We awoke around 9 and went straight to Las Mariposas. Michael has a blog for his travels and you can follow his ship on the site. The ship was still in Samara. So that was good news. We called Michael. He was awake and felt much better. We would meet at another beach restaurant and figure out a time to leave. We brought our small day-packs and Selena brought everything. We were ready to go now.
After talking with Michael, he agreed that now was the best time to leave. We walked to the boat, took two dingy trips and got prepared to sail. We lifted anchor and left Samara at 2.
The trip was beautiful, if uneventful. We barbequed on the ship, drank a few beers and hung out. This was heaven compared to taking buses. Even a little seasickness couldn’t ruin the trip. We sailed through the night and the moon and stars came out bright and beautiful. Being out on the ocean in the middle of the night is an experience in itself. Every once in a while a boat would pass by. We took turns sleeping. All was well.

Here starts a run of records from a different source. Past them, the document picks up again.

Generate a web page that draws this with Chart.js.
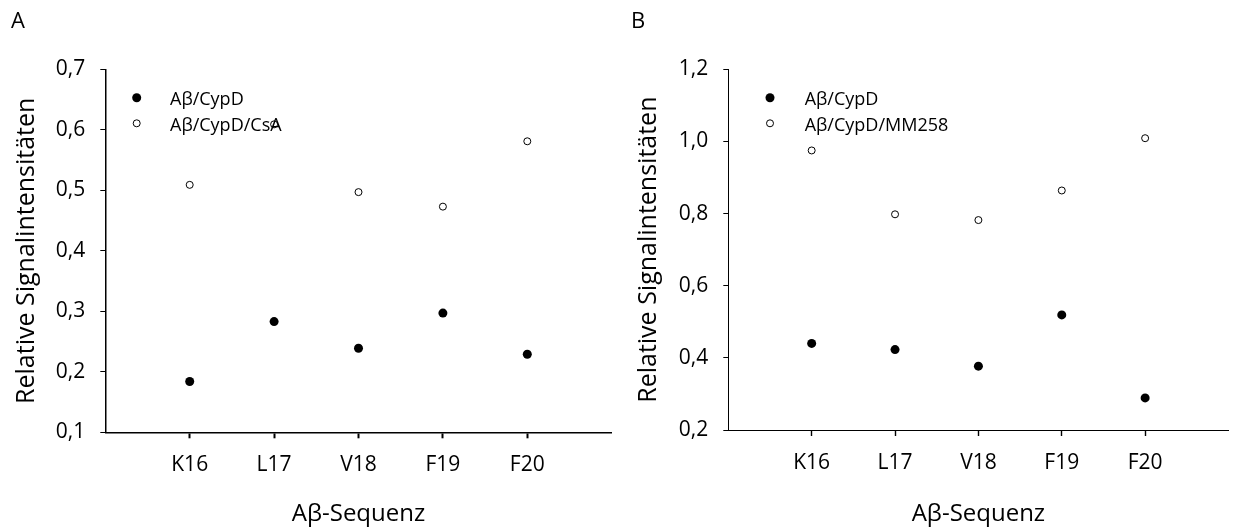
<!DOCTYPE html>
<html>
<head>
<meta charset="utf-8">
<script src="https://cdn.jsdelivr.net/npm/chart.js@4"></script>
<style>
  body { margin: 0; background: #fff; }
  #wrap { position: relative; width: 1233px; height: 531px; }
  .panel { position: absolute; top: 0; height: 531px; }
  .letter { position: absolute; top: 8px; font: 22px "Open Sans"; line-height: 1; color: #000; }
</style>
</head>
<body>
<div id="wrap">
  <div class="panel" style="left:0;width:620px"><canvas id="chartA"></canvas></div>
  <div class="panel" style="left:620px;width:613px"><canvas id="chartB"></canvas></div>
  <div class="letter" style="left:11px">A</div>
  <div class="letter" style="left:631px">B</div>
</div>
<script>
var categories = ["K16", "L17", "V18", "F19", "F20"];
var xTicks = [1, 2, 3, 4, 5];

// panel A
var cypdA = [0.184, 0.283, 0.239, 0.297, 0.229];
var csaA = [0.509, 0.609, 0.497, 0.473, 0.581];
var yTicksA = [0.1, 0.2, 0.3, 0.4, 0.5, 0.6, 0.7];
var labelsA = ["Aβ/CypD", "Aβ/CypD/CsA"];

// panel B
var cypdB = [0.440, 0.423, 0.377, 0.519, 0.289];
var mm258B = [0.975, 0.798, 0.782, 0.864, 1.009];
var yTicksB = [0.2, 0.4, 0.6, 0.8, 1.0, 1.2];
var labelsB = ["Aβ/CypD", "Aβ/CypD/MM258"];

var font = "Open Sans";

// legend drawn inside the plot, marker + text
var pointLegend = {
  id: "pointLegend",
  afterDatasetsDraw: function(chart, args, opts) {
    var ctx = chart.ctx, area = chart.chartArea;
    ctx.save();
    chart.data.datasets.forEach(function(ds, i) {
      var x = area.left + opts.x;
      var y = area.top + opts.y + i * opts.dy;
      ctx.beginPath();
      ctx.arc(x, y, ds.pointRadius, 0, Math.PI * 2);
      ctx.fillStyle = ds.pointBackgroundColor;
      ctx.fill();
      if (ds.pointBorderWidth > 0) {
        ctx.lineWidth = ds.pointBorderWidth;
        ctx.strokeStyle = ds.pointBorderColor;
        ctx.stroke();
      }
      ctx.font = "18px '" + font + "'";
      ctx.fillStyle = "#000";
      ctx.textBaseline = "middle";
      ctx.textAlign = "left";
      ctx.fillText(ds.label, area.left + opts.textX, y + opts.textDy);
    });
    ctx.restore();
  }
};

function points(vals) {
  return categories.map(function(c, i) { return { x: xTicks[i], y: vals[i] }; });
}

function makeChart(id, filled, open, labels, yTicks, lay) {
  return new Chart(document.getElementById(id), {
    type: "scatter",
    data: {
      datasets: [
        {
          label: labels[0],
          data: points(filled),
          pointRadius: 4.5,
          pointHoverRadius: 4.5,
          pointBackgroundColor: "#000",
          pointBorderColor: "#000",
          pointBorderWidth: 0
        },
        {
          label: labels[1],
          data: points(open),
          pointRadius: 3.5,
          pointHoverRadius: 3.5,
          pointBackgroundColor: "#fff",
          pointBorderColor: "#000",
          pointBorderWidth: 1
        }
      ]
    },
    options: {
      responsive: true,
      maintainAspectRatio: false,
      animation: false,
      layout: { padding: { top: 69.3, right: lay.right, bottom: 0, left: 0 } },
      plugins: {
        legend: { display: false },
        tooltip: { enabled: false },
        pointLegend: lay.legend
      },
      scales: {
        x: {
          type: "linear",
          min: 0,
          max: 6,
          afterBuildTicks: function(s) { s.ticks = xTicks.map(function(v) { return { value: v }; }); },
          afterFit: function(s) { s.height = lay.xH; },
          grid: { display: true, drawOnChartArea: false, drawTicks: true, tickLength: 6, tickColor: "#000", tickWidth: lay.tickW },
          border: { display: true, color: "#000", width: lay.axisW },
          ticks: {
            color: "#000",
            font: { family: font, size: 21 },
            padding: 14,
            maxRotation: 0,
            autoSkip: false,
            callback: function(v, i) { return categories[i]; }
          },
          title: {
            display: true,
            text: "Aβ-Sequenz",
            color: "#000",
            font: { family: font, size: 24 },
            padding: { top: 0, bottom: 2 }
          }
        },
        y: {
          min: yTicks[0],
          max: yTicks[yTicks.length - 1],
          afterBuildTicks: function(s) { s.ticks = yTicks.map(function(v) { return { value: v }; }); },
          afterFit: function(s) { s.width = lay.yW; },
          grid: { display: true, drawOnChartArea: false, drawTicks: true, tickLength: 5, tickColor: "#000", tickWidth: 1 },
          border: { display: true, color: "#000", width: lay.axisW },
          ticks: {
            color: "#000",
            font: { family: font, size: 21 },
            padding: 15,
            autoSkip: false,
            callback: function(v) { return v.toFixed(1).replace(".", ","); }
          },
          title: {
            display: true,
            text: "Relative Signalintensitäten",
            color: "#000",
            font: { family: font, size: 25 },
            padding: { top: lay.titlePad, bottom: 0 }
          }
        }
      }
    },
    plugins: [pointLegend]
  });
}

makeChart("chartA", cypdA, csaA, labelsA, yTicksA, {
  right: 8.3, xH: 98.7, yW: 105.3, titlePad: 12, axisW: 1.5, tickW: 2,
  legend: { x: 31.4, y: 28.4, dy: 25.6, textX: 64.7, textDy: 2.5 }
});

makeChart("chartB", cypdB, mm258B, labelsB, yTicksB, {
  right: 0.7, xH: 101, yW: 108.3, titlePad: 14, axisW: 1, tickW: 1.4,
  legend: { x: 41.7, y: 28.4, dy: 25.6, textX: 76.4, textDy: 2.5 }
});
</script>
</body>
</html>
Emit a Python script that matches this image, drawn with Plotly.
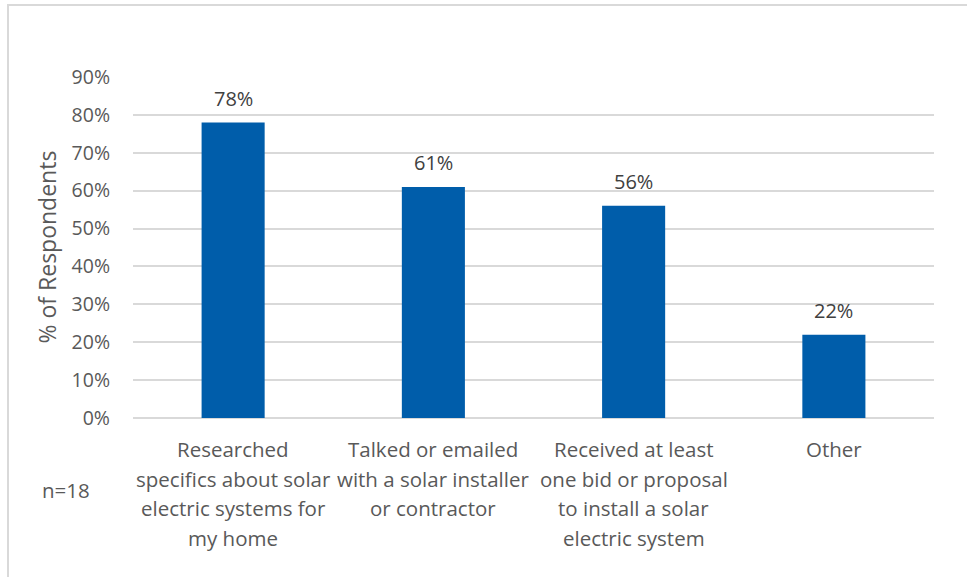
import plotly.graph_objects as go

# Survey results: share of respondents taking each step
categories = [
    "Researched<br>specifics about solar<br>electric systems for<br>my home",
    "Talked or emailed<br>with a solar installer<br>or contractor",
    "Received at least<br>one bid or proposal<br>to install a solar<br>electric system",
    "Other",
]
values = [78, 61, 56, 22]
labels = ["78%", "61%", "56%", "22%"]
y_ticks = [0, 10, 20, 30, 40, 50, 60, 70, 80, 90]
y_tick_labels = ["0%", "10%", "20%", "30%", "40%", "50%", "60%", "70%", "80%", "90%"]
sample_note = "n=18"

W, H = 967, 577
L, R, T, B = 133, 33, 77, 159
pw, ph = W - L - R, H - T - B

FONT = "Open Sans, sans-serif"
GREY = "#595959"

fig = go.Figure(
    go.Bar(
        x=categories,
        y=values,
        marker=dict(color="#005DAA", line=dict(width=0)),
        width=0.315,
        hoverinfo="x+y",
    )
)

annotations = []

# value labels above each bar
for cat, val, lab in zip(categories, values, labels):
    annotations.append(
        dict(
            x=cat, y=val, xref="x", yref="y",
            text=lab, showarrow=False,
            xanchor="center", yanchor="middle", yshift=24,
            font=dict(family=FONT, size=20, color="#404040"),
        )
    )

# multi-line category labels under the axis, with wider line spacing
LINE_GAP = 29.5
for cat in categories:
    for i, line in enumerate(cat.split("<br>")):
        annotations.append(
            dict(
                x=cat, y=0, xref="x", yref="y",
                text=line, showarrow=False,
                xanchor="center", yanchor="middle",
                yshift=-(31 + i * LINE_GAP),
                font=dict(family=FONT, size=20.5, color=GREY),
            )
        )

annotations.append(
    dict(
        text=sample_note,
        xref="paper", yref="paper",
        x=(66 - L) / pw, y=-(490 - T - ph) / ph,
        xanchor="center", yanchor="middle",
        showarrow=False,
        font=dict(family=FONT, size=20.5, color=GREY),
    )
)

# rotated axis title placed at a fixed spot left of the tick labels
annotations.append(
    dict(
        text="% of Respondents",
        xref="paper", yref="paper",
        x=(46 - L) / pw, y=0.5,
        xanchor="center", yanchor="middle",
        textangle=-90,
        showarrow=False,
        font=dict(family=FONT, size=23, color=GREY),
    )
)

fig.update_layout(
    width=W,
    height=H,
    margin=dict(l=L, r=R, t=T, b=B),
    paper_bgcolor="white",
    plot_bgcolor="white",
    showlegend=False,
    font=dict(family=FONT, color=GREY),
    xaxis=dict(
        showgrid=False,
        showline=False,
        ticks="",
        showticklabels=False,
    ),
    yaxis=dict(
        range=[0, 90],
        tickvals=y_ticks,
        ticktext=y_tick_labels,
        showgrid=True,
        gridcolor="#D9D9D9",
        gridwidth=1.5,
        zeroline=True,
        zerolinecolor="#D9D9D9",
        zerolinewidth=1.5,
        showline=False,
        ticks="",
        tickfont=dict(family=FONT, size=19.5, color=GREY),
        ticklabelstandoff=22,
    ),
    shapes=[
        dict(
            type="rect",
            xref="paper",
            yref="paper",
            x0=(8 - L) / pw,
            x1=(W + 5 - L) / pw,
            y0=-(H + 5 - T - ph) / ph,
            y1=1 + (T - 5) / ph,
            line=dict(color="#D9D9D9", width=2),
            fillcolor="rgba(0,0,0,0)",
            layer="below",
        )
    ],
    annotations=annotations,
)

fig.write_html("out.html")
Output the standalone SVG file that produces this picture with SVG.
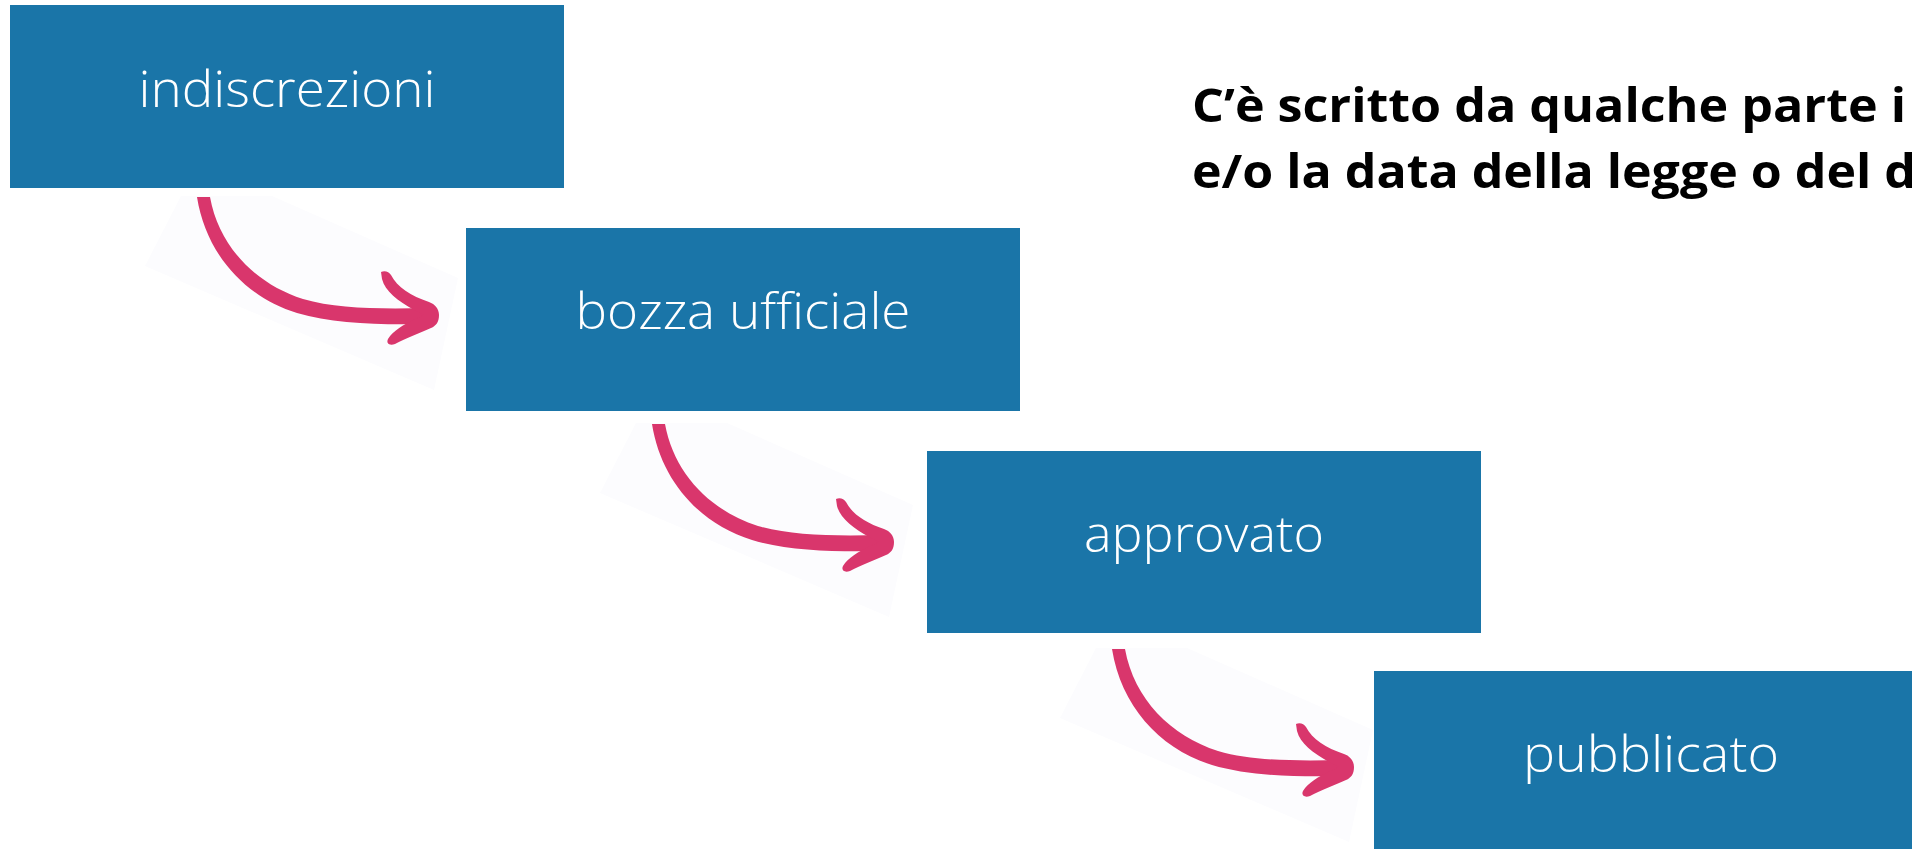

Eventually, we arrived at Ballena Bay. It was 2 a.m. and still very dark so we tried to get a little sleep before the sun came up. Julia and Selena slept on the bed and couch, Michael in his hammock and me, on the plastic bench. I am a princess and a pea under a mattress has nothing on the hard bench on Epiphany. As a result, I tossed and turned all morning and was wide awake by the time the howler monkeys started howling.
Then came sunrise. Sunrise was incredible. The picture above doesn’t justly convey the incredible beauty of this particular sunrise. Even as a colorblind fool, I was blown away by the sky. There was a peacefulness to it. The water was glassy and reflected the whole scene effectively doubling the experience. The jungle was waking up and birds and monkeys called to each other. Fish swam below the waters, some even jumped out to see the sun every few minutes. It was a moment I will never forget and I hope everyone can experience something like it at least once in their life.